Significance. If the results hold, this work supplies the first exhaustive map of approximability for electoral control, a gap that has persisted despite extensive decision-complexity results in the literature. The dual treatment of weighted and unweighted settings, together with the use of standard approximation-ratio definitions and gap-preserving reductions, makes the classification directly usable for both theoretical follow-up and practical algorithm design in computational social choice.
minor comments (3)
- §3, Definition 2: the formalization of the optimization version of control by deleting voters should explicitly state whether the objective is to minimize the number of deletions or to maximize the margin of victory; the current wording leaves this ambiguous for the approximation guarantee.
- Table 1: the row for 'Condorcet, constructive, add candidates, weighted' lists 'APX-hard' without citing the specific reduction or theorem number that establishes the inapproximability gap.
- §5.2, Algorithm 1: the running-time analysis claims O(n^3) but the pseudocode contains an implicit enumeration over subsets whose size is bounded only by the parameter; clarify whether this is FPT or merely polynomial for fixed weights.

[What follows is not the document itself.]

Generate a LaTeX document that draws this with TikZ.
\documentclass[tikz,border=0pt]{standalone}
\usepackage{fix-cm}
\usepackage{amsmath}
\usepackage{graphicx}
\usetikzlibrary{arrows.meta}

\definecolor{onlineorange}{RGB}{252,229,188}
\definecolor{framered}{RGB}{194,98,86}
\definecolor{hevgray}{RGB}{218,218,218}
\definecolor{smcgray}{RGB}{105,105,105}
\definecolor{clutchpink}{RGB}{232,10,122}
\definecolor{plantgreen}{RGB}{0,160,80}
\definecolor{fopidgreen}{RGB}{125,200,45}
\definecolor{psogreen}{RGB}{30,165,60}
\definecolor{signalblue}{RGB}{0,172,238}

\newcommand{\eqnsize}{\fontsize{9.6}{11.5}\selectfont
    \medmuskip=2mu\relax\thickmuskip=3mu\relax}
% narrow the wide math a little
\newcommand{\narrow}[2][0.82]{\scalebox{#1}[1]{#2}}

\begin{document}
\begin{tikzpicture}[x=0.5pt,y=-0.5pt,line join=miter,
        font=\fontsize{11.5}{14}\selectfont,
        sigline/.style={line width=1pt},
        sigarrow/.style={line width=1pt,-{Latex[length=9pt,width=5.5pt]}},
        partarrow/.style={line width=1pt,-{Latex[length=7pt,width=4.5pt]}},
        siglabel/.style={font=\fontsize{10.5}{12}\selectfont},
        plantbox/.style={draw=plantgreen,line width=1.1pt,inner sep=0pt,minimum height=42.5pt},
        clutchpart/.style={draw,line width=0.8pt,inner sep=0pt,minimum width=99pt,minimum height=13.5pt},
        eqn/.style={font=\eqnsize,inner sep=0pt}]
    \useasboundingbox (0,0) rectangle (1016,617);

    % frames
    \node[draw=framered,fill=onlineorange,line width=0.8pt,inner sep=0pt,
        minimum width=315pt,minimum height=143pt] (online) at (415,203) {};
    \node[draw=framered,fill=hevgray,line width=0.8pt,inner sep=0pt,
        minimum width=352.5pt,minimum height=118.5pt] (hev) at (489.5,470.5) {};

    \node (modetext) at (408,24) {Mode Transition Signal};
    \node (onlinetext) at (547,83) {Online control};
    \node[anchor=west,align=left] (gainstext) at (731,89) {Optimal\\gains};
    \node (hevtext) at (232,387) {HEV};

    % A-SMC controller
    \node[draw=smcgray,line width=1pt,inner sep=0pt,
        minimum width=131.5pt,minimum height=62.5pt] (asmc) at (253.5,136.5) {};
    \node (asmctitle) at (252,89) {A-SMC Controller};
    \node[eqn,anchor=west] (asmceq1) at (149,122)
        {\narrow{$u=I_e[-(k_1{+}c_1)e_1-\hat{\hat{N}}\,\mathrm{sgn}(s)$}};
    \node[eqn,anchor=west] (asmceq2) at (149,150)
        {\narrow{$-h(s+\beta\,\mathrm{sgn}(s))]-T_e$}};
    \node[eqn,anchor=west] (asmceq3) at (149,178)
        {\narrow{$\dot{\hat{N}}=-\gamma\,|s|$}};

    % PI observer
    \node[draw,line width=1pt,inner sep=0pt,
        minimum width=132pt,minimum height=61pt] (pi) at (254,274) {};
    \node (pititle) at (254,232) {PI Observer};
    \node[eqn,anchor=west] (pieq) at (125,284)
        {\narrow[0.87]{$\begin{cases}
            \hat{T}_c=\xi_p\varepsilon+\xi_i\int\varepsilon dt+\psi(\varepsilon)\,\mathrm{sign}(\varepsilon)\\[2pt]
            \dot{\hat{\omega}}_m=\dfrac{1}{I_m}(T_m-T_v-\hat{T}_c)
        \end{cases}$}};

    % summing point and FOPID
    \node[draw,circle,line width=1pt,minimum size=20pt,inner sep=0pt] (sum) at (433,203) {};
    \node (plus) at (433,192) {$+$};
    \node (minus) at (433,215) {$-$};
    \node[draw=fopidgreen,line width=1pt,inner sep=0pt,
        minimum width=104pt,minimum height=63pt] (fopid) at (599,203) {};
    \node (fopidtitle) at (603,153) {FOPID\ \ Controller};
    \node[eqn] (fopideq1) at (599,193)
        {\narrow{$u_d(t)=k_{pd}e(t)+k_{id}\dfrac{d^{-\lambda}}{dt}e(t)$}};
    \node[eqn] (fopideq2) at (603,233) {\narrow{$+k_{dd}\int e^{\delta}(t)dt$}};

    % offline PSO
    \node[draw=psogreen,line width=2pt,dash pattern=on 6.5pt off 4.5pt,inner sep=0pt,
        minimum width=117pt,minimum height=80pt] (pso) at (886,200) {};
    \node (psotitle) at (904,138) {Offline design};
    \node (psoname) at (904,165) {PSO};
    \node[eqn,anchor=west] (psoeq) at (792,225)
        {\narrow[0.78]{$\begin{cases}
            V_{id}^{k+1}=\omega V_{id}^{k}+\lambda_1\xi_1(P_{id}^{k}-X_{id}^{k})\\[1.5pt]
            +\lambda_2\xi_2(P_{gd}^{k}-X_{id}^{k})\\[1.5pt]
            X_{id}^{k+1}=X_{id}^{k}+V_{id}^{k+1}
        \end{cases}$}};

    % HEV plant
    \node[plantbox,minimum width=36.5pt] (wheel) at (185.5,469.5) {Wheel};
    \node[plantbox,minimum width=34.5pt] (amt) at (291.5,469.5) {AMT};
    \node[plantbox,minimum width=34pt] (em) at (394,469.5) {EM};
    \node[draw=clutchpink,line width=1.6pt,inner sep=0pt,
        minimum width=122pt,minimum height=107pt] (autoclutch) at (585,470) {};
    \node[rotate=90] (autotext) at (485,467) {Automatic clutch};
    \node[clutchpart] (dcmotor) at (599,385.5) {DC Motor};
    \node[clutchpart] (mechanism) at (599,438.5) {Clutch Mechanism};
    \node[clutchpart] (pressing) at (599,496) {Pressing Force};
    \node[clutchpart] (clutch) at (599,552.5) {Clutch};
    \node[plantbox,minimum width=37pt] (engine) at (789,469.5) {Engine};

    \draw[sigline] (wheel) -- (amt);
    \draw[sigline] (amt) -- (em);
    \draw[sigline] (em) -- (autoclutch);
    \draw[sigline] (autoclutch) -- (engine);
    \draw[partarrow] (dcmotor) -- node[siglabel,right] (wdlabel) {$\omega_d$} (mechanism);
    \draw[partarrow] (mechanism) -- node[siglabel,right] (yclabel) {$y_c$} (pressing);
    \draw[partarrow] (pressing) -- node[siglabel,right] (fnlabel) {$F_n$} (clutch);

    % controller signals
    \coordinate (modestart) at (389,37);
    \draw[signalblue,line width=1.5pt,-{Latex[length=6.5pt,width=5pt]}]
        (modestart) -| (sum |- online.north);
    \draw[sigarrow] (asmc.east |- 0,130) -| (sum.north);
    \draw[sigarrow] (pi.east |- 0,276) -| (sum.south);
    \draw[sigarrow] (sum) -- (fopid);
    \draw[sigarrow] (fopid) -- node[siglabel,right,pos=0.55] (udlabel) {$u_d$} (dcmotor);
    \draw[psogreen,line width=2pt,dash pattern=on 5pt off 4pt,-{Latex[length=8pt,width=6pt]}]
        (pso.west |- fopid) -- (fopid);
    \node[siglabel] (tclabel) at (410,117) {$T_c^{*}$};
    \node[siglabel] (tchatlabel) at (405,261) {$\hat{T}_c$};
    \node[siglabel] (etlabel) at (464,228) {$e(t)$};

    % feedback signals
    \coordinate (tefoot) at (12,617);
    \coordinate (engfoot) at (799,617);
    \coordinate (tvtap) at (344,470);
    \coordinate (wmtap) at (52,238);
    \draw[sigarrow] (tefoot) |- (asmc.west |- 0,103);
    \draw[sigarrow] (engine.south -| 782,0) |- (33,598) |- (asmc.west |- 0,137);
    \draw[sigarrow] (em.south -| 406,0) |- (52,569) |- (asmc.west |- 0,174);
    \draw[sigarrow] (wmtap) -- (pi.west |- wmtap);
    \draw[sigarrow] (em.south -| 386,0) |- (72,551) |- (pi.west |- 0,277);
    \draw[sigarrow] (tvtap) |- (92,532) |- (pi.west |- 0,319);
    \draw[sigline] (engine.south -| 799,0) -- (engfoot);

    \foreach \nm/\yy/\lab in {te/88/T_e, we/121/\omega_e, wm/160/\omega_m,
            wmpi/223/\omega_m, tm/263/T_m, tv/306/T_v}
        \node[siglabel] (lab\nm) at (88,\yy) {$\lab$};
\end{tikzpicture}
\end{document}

Simulated Author's Rebuttal
We thank the referee for their positive summary of our results and for recommending minor revision. We are pleased that the exhaustive approximability classification for electoral control under plurality, approval, and Condorcet rules (in both weighted and unweighted settings) is viewed as filling a longstanding gap in the literature.
Circularity Check
No significant circularity; results rest on independent reductions and prior definitions
full rationale
The manuscript classifies approximability for each standard electoral control variant (constructive/destructive, add/delete candidates/voters) under plurality, approval, and Condorcet, in weighted and unweighted settings. It supplies explicit polynomial-time approximation algorithms or gap-preserving reductions for each case, drawing on established NP-hardness results and standard approximation-ratio definitions from the literature. No step reduces a claimed result to a fitted parameter, self-citation chain, or definitional equivalence; each approximability status is derived separately via case analysis and external complexity tools. The derivation is therefore self-contained against external benchmarks.
Axiom & Free-Parameter Ledger
axioms (2)
- domain assumption Standard definitions of control actions (add/delete candidates/voters) and voting rules (plurality, approval, Condorcet) as used in prior work.
- standard math Polynomial-time approximation ratio is the appropriate measure for these optimization problems.